»»

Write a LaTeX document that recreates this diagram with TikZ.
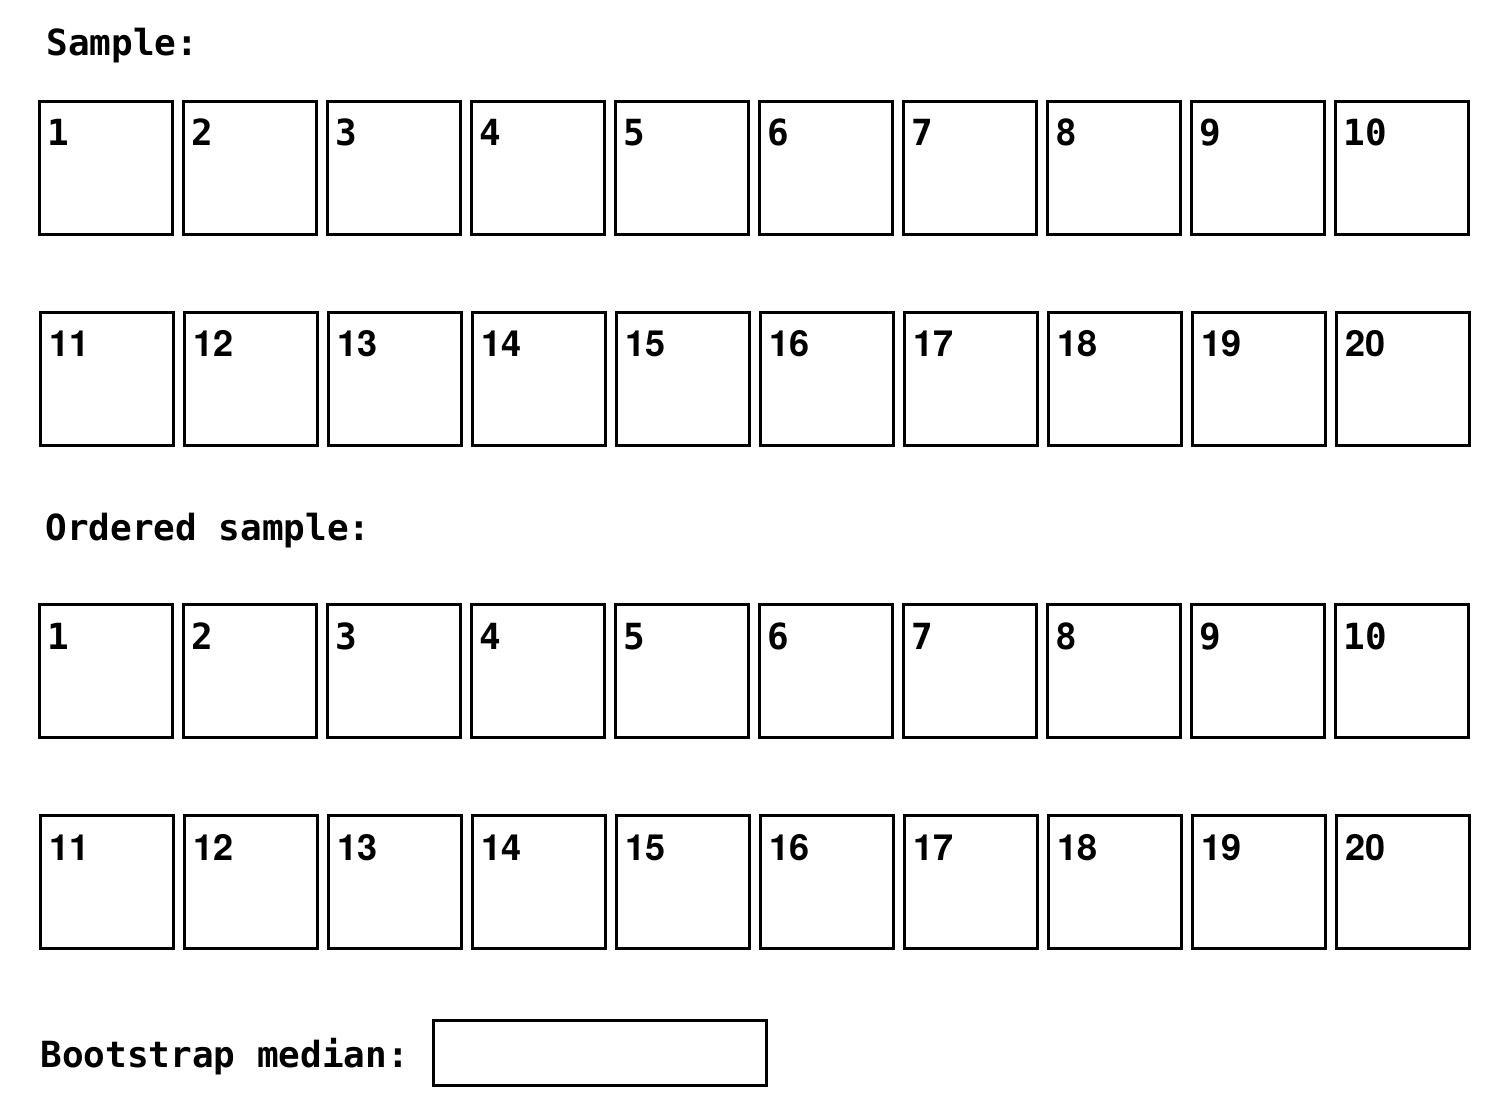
\documentclass[tikz,border=0pt]{standalone}
\usepackage{fontspec}
\setmonofont{DejaVu Sans Mono}
\newfontfamily\cellsans{TeX Gyre Heros}
\tikzset{
  cell/.style={draw, line width=1.6pt, minimum width=66.4pt,
               minimum height=66.4pt, inner sep=0pt},
  numtt/.style={anchor=base west, inner sep=0pt,
                font=\ttfamily\bfseries\fontsize{18}{20}\selectfont},
  numsf/.style={anchor=base west, inner sep=0pt,
                font=\fontsize{18}{20}\cellsans\bfseries},
  head/.style={anchor=base west, inner sep=0pt,
               font=\ttfamily\bfseries\fontsize{18}{20}\selectfont},
  answer/.style={draw, line width=1.6pt, minimum width=166.4pt,
                 minimum height=32.4pt, inner sep=0pt},
}

\begin{document}
\begin{tikzpicture}[x=0.5pt, y=-0.5pt]
\useasboundingbox (0,0) rectangle (1500,1112);

%% sample
\node[head] (samplelbl) at (46,56) {Sample:};
\foreach \i in {1,...,10} {
  \node[cell] (s\i) at ({106+144*(\i-1)},168) {};
  \node[numtt] at ([shift={(9,46)}]s\i.north west) {\i};
}
\foreach \i in {11,...,20} {
  \node[cell] (s\i) at ({107+144*(\i-11)},379) {};
  \node[numsf] at ([shift={(10,46)}]s\i.north west) {\i};
}

%% ordered sample
\node[head] (orderlbl) at (45,541) {Ordered sample:};
\foreach \i in {1,...,10} {
  \node[cell] (o\i) at ({106+144*(\i-1)},671) {};
  \node[numtt] at ([shift={(9,46)}]o\i.north west) {\i};
}
\foreach \i in {11,...,20} {
  \node[cell] (o\i) at ({107+144*(\i-11)},882) {};
  \node[numsf] at ([shift={(10,46)}]o\i.north west) {\i};
}

%% result
\node[head] (medlbl) at (40,1067) {Bootstrap median:};
\node[answer] (med) at (600,1053) {};

\end{tikzpicture}
\end{document}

««

» To do
Transcribe the preceding listing in its entirety and with exact wording, leaving out pictures.

» Response to the task
Write a LaTeX document that recreates this diagram with TikZ.
\documentclass[tikz,border=0pt]{standalone}
\usepackage{fontspec}
\setmonofont{DejaVu Sans Mono}
\newfontfamily\cellsans{TeX Gyre Heros}
\tikzset{
  cell/.style={draw, line width=1.6pt, minimum width=66.4pt,
               minimum height=66.4pt, inner sep=0pt},
  numtt/.style={anchor=base west, inner sep=0pt,
                font=\ttfamily\bfseries\fontsize{18}{20}\selectfont},
  numsf/.style={anchor=base west, inner sep=0pt,
                font=\fontsize{18}{20}\cellsans\bfseries},
  head/.style={anchor=base west, inner sep=0pt,
               font=\ttfamily\bfseries\fontsize{18}{20}\selectfont},
  answer/.style={draw, line width=1.6pt, minimum width=166.4pt,
                 minimum height=32.4pt, inner sep=0pt},
}

\begin{document}
\begin{tikzpicture}[x=0.5pt, y=-0.5pt]
\useasboundingbox (0,0) rectangle (1500,1112);

%% sample
\node[head] (samplelbl) at (46,56) {Sample:};
\foreach \i in {1,...,10} {
  \node[cell] (s\i) at ({106+144*(\i-1)},168) {};
  \node[numtt] at ([shift={(9,46)}]s\i.north west) {\i};
}
\foreach \i in {11,...,20} {
  \node[cell] (s\i) at ({107+144*(\i-11)},379) {};
  \node[numsf] at ([shift={(10,46)}]s\i.north west) {\i};
}

%% ordered sample
\node[head] (orderlbl) at (45,541) {Ordered sample:};
\foreach \i in {1,...,10} {
  \node[cell] (o\i) at ({106+144*(\i-1)},671) {};
  \node[numtt] at ([shift={(9,46)}]o\i.north west) {\i};
}
\foreach \i in {11,...,20} {
  \node[cell] (o\i) at ({107+144*(\i-11)},882) {};
  \node[numsf] at ([shift={(10,46)}]o\i.north west) {\i};
}

%% result
\node[head] (medlbl) at (40,1067) {Bootstrap median:};
\node[answer] (med) at (600,1053) {};

\end{tikzpicture}
\end{document}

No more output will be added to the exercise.